Hidden in the newish St James Market development, steps away from Picadilly Circus, is a new Michelin starred restaurant. Unless you are from Lagos, you wouldn’t know that Ikoyi is actually one of the ritzy neighbourhoods there. If you did, you would also guess that they serve Nigerian food.
Ikoyi is a collaboration between Ire Hassan-Odukale (from Ikoyi) and Canadian Chinese, Jeremy Chan. The two friends chose hospitality after careers in finance. Jeremy has worked with Noma, Claude Bosi’s Hibiscus and Dinner, and it shows.
The designed interiors is modern, contemporary and unobtrusive. With big picture windows looking out onto the street.
There are no menus. Even if you ask effusively for one, they don’t have one to give you. Since they won the star, they now only serve set menus (3 courses) or tasting menus (7 courses). All they ask you when you order is if you have any allergies.
I ordered a Chapman mocktail- here it’s made with some fruit juices, heavy on the guava. The original Chapman was invented at the Ikoyi Golf Club and was made with orange Fanta, sprite, grenadine, Angostura bitters and some lemon.
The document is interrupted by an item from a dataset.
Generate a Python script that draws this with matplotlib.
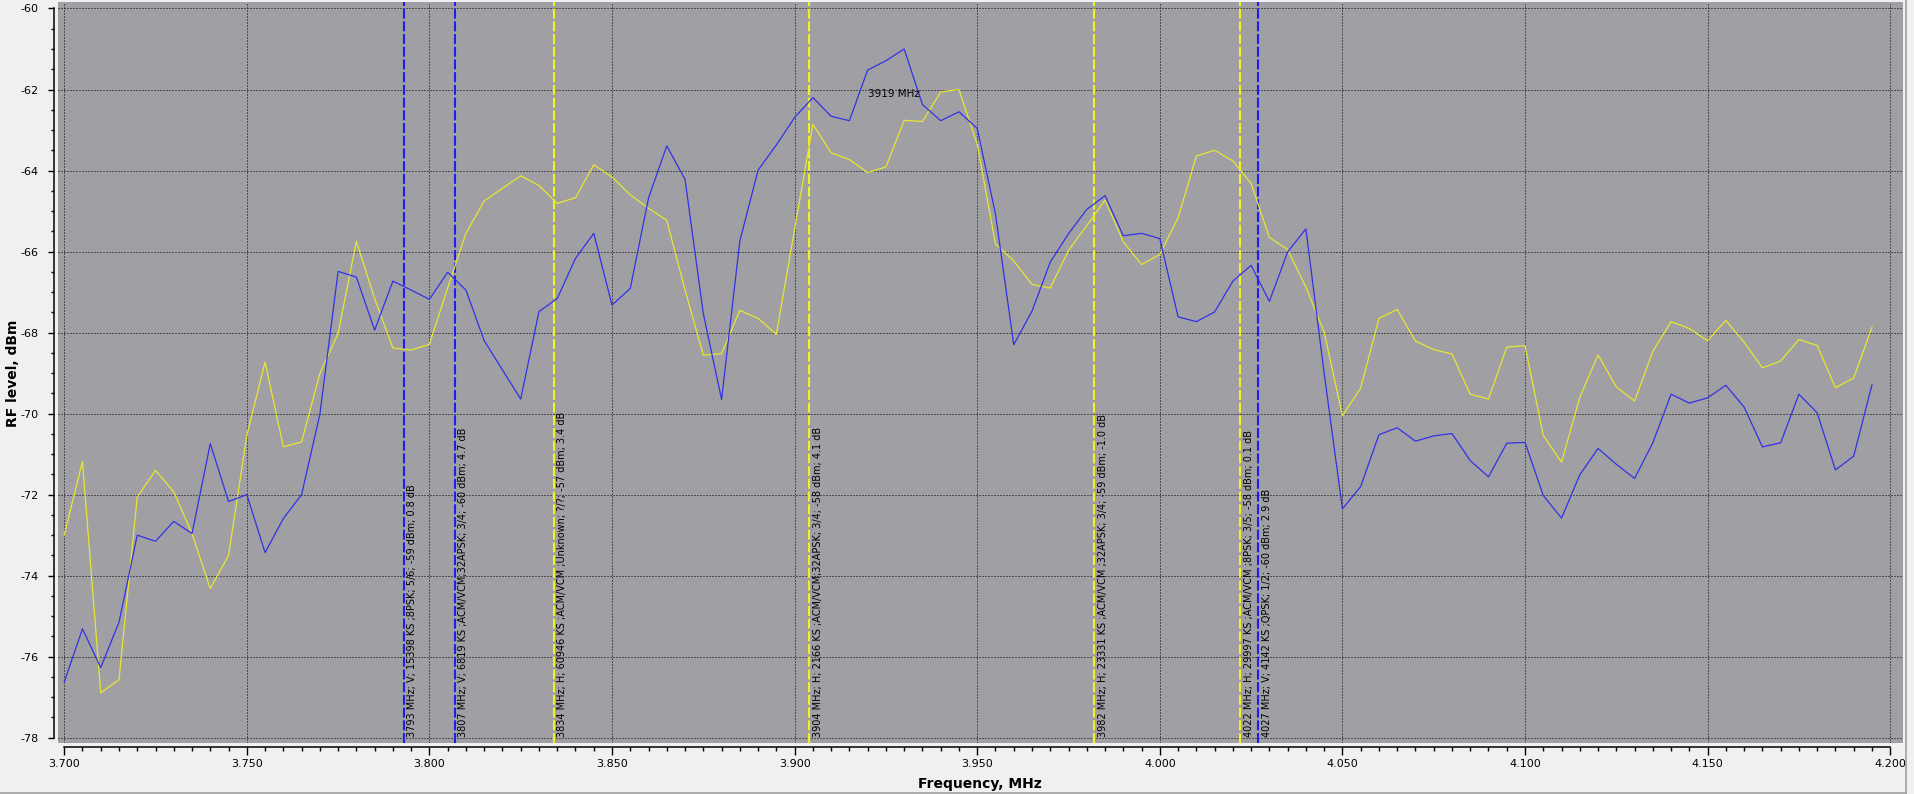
import numpy as np
import matplotlib.pyplot as plt
from matplotlib.ticker import MultipleLocator, FormatStrFormatter
from matplotlib.lines import Line2D

plt.rcParams['axes.unicode_minus'] = False
plt.rcParams['font.family'] = 'DejaVu Sans'

# sweep 3.700 ... 4.195, 100 points
freq = np.round(np.arange(3.700, 4.1975, 0.005), 3)

blue_level = [
    -76.63, -75.31, -76.27, -75.15, -73.00, -73.15, -72.66, -72.96, -70.74, -72.17,
    -72.00, -73.43, -72.59, -72.00, -70.02, -66.49, -66.63, -67.94, -66.73, -66.95,
    -67.18, -66.51, -66.95, -68.20, -68.92, -69.64, -67.48, -67.16, -66.17, -65.55,
    -67.32, -66.91, -64.68, -63.39, -64.22, -67.53, -69.65, -65.74, -63.99, -63.37,
    -62.69, -62.20, -62.66, -62.77, -61.52, -61.29, -61.00, -62.37, -62.77, -62.55,
    -62.96, -65.07, -68.30, -67.47, -66.26, -65.56, -64.96, -64.62, -65.61, -65.55,
    -65.68, -67.61, -67.73, -67.49, -66.73, -66.34, -67.23, -66.01, -65.44, -69.00,
    -72.35, -71.80, -70.52, -70.35, -70.68, -70.55, -70.49, -71.16, -71.56, -70.73,
    -70.71, -72.02, -72.58, -71.51, -70.86, -71.25, -71.60, -70.72, -69.52, -69.74,
    -69.61, -69.30, -69.84, -70.82, -70.72, -69.52, -69.98, -71.39, -71.05, -69.29,
]

yellow_level = [
    -73.00, -71.18, -76.89, -76.57, -72.06, -71.40, -71.93, -72.96, -74.32, -73.50,
    -70.54, -68.73, -70.82, -70.70, -69.01, -68.02, -65.75, -67.16, -68.38, -68.43,
    -68.29, -66.90, -65.55, -64.75, -64.44, -64.13, -64.37, -64.81, -64.67, -63.86,
    -64.16, -64.60, -64.93, -65.23, -66.95, -68.56, -68.52, -67.45, -67.65, -68.04,
    -65.45, -62.86, -63.56, -63.73, -64.05, -63.91, -62.76, -62.79, -62.06, -62.00,
    -63.35, -65.81, -66.23, -66.81, -66.90, -65.97, -65.36, -64.73, -65.76, -66.32,
    -66.07, -65.17, -63.64, -63.50, -63.76, -64.32, -65.65, -65.95, -66.88, -67.99,
    -70.05, -69.37, -67.65, -67.43, -68.21, -68.42, -68.53, -69.52, -69.64, -68.36,
    -68.32, -70.54, -71.20, -69.60, -68.55, -69.34, -69.69, -68.46, -67.73, -67.90,
    -68.20, -67.70, -68.24, -68.87, -68.70, -68.17, -68.32, -69.36, -69.12, -67.87,
]

marker_freq = [3.793, 3.807, 3.834, 3.904, 3.982, 4.022, 4.027]
marker_pol = ['V', 'V', 'H', 'H', 'H', 'H', 'V']
marker_text = [
    "3793 MHz; V; 15398 KS ;8PSK; 5/6; -59 dBm; 0.8 dB",
    "3807 MHz; V; 6819 KS ;ACM/VCM;32APSK; 3/4; -60 dBm; 4.7 dB",
    "3834 MHz; H; 60946 KS ;ACM/VCM ;Unknown; ?/?; -57 dBm; 3.4 dB",
    "3904 MHz; H; 2166 KS ;ACM/VCM;32APSK; 3/4; -58 dBm; 4.1 dB",
    "3982 MHz; H; 23331 KS ;ACM/VCM ;32APSK; 3/4; -59 dBm; -1.0 dB",
    "4022 MHz; H; 29997 KS ;ACM/VCM ;8PSK; 3/5; -58 dBm; 0.1 dB",
    "4027 MHz; V; 4142 KS ;QPSK; 1/2; -60 dBm; 2.9 dB",
]

cursor_freq = 3.919
cursor_level = -62.1

pol_color = {'V': '#1e1ef0', 'H': '#f2f21e'}

fig = plt.figure(figsize=(19.14, 7.94), dpi=100, facecolor='#f0f0f0')
ax = fig.add_axes([58 / 1914, 1 - 743 / 794, (1903 - 58) / 1914, (743 - 2) / 794])
ax.set_facecolor('#a09fa4')

for f, p in zip(marker_freq, marker_pol):
    ax.axvline(f, color=pol_color[p], lw=1.5, dashes=(4.8, 1.3), zorder=1.5)

ax.plot(freq, yellow_level, color='#e6e632', lw=0.9, zorder=2)
ax.plot(freq, blue_level, color='#3232e6', lw=0.9, zorder=2.1)

for f, t in zip(marker_freq, marker_text):
    ax.annotate(t, xy=(f, -78), xytext=(2.5, 0.5), textcoords='offset points',
                rotation=90, ha='left', va='bottom', fontsize=7, color='black', zorder=3)

ax.annotate("3919 MHz", xy=(cursor_freq, cursor_level), xytext=(3, 0),
            textcoords='offset points', ha='left', va='center', fontsize=7.5, zorder=3)

ax.set_xlim(3.6983, 4.2035)
ax.set_ylim(-78.13, -59.84)

ax.xaxis.set_major_locator(MultipleLocator(0.05))
ax.xaxis.set_minor_locator(MultipleLocator(0.005))
ax.xaxis.set_major_formatter(FormatStrFormatter('%.3f'))
ax.yaxis.set_major_locator(MultipleLocator(2))
ax.yaxis.set_minor_locator(MultipleLocator(0.5))
ax.yaxis.set_major_formatter(FormatStrFormatter('%d'))

for s in ['top', 'right']:
    ax.spines[s].set_visible(False)
ax.spines['left'].set_position(('outward', 3))
ax.spines['bottom'].set_position(('outward', 3))
ax.spines['left'].set_bounds(-78, -60)
ax.spines['bottom'].set_bounds(3.7, 4.2)
ax.spines['left'].set_linewidth(1.1)
ax.spines['bottom'].set_linewidth(1.1)

ax.tick_params(axis='x', which='major', length=5.5, width=1, pad=3, labelsize=8)
ax.tick_params(axis='x', which='minor', length=3, width=1)
ax.tick_params(axis='y', which='major', length=4, width=1, pad=7, labelsize=8)
ax.tick_params(axis='y', which='minor', length=2.4, width=1)

ax.set_axisbelow(True)
ax.grid(True, which='major', color='black', linestyle=(0, (1, 2)), linewidth=0.72)

fig.text(980 / 1914, 1 - 784 / 794, 'Frequency, MHz', ha='center', va='center',
         fontsize=10, fontweight='bold')
fig.text(13 / 1914, 1 - 373 / 794, 'RF level, dBm', rotation=90, ha='center',
         va='center', fontsize=10, fontweight='bold')

fig.add_artist(Line2D([1906 / 1914] * 2, [0, 1], color='#a0a0a0', lw=1.2,
                      transform=fig.transFigure))
fig.add_artist(Line2D([0, 1906 / 1914], [1 - 793 / 794] * 2, color='#a0a0a0', lw=1.2,
                      transform=fig.transFigure))

fig.savefig('out.png', dpi=100, facecolor=fig.get_facecolor())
Quite a different animal.
Then the food arrives. Delivered like pieces of art on their bespoke crockery. I wait with anticipation for a dose of West African flavours.
Our lovely French waitress delivered the dishes with a smile and whispered explanation of what was on the dishes. Since we had no menus, we mainly had to guess. This dish, a vivid slash of red, a blob of yellow was meant to be plantain sprayed with a scotch bonnet powder concoction served with a sauce made of I can’t remember what. Can’t say that I have ever seen a better-dressed piece of plantain. It was quite fiery, tempered down by the sauce and I could have a few more pieces.
Next was a very lovely charred cabbage with some mushrooms and other unidentified accompaniments. I love the charred flavours and the earthy mushroom flavours. Being a food nerd, I would have loved it more had I understood what all the elements were. Not all meals are just about the taste. It’s a bit like contemporary art, understanding the concept is part of appreciating the art. Knowing the intricate processes that brought the dish to life is part of the enjoyment.
The main course was a piece of beef, medium rare, a charred leaf and egusi sauce. When we found out after the meal that there was egusi in the sauce, my Nigerian dining companion was baffled. It was not like any egusi he had ever had before. I guess this is where the Heston and Rene’s training kicks in. Using some traditional ingredients in non traditional ways. I wish there was more evidence of the West Indian identity in the dishes.
Accompanying the beef was a dish of smoked jollof rice with crab was a very flavourful and spicy rice dish. It was quite delicious, even though it was not what we expected. The lidded dish was infused with smoke before serving to evoke the origins and capture the flavour of this dish as it used to be cooked over coals.
Buttermilk Plantain and Smoked Scotch Bonnet
Malted Barley, Chanterelle and Groundnut
Beef Onglet & Egusi, a kind of seed but there is no sign of this unless it has been pulverised into the sauce. Not identifiable or recognisable.
Smoked crab Jollof Rice.
For pudding, there was just one choice, an ice cream on a crumble. They serve a rather aromatic coffee from Cameroon but no petit fours.
Ikoyi was unexpected. A quite delicious meal, competent service but really did not have much of a Nigerian DNA in evidence. If you are looking for an unusual modern European dining experience with a tinge of Nigerian flavours, this is the place.
Lunch menus from £35 and tasting menus from £75.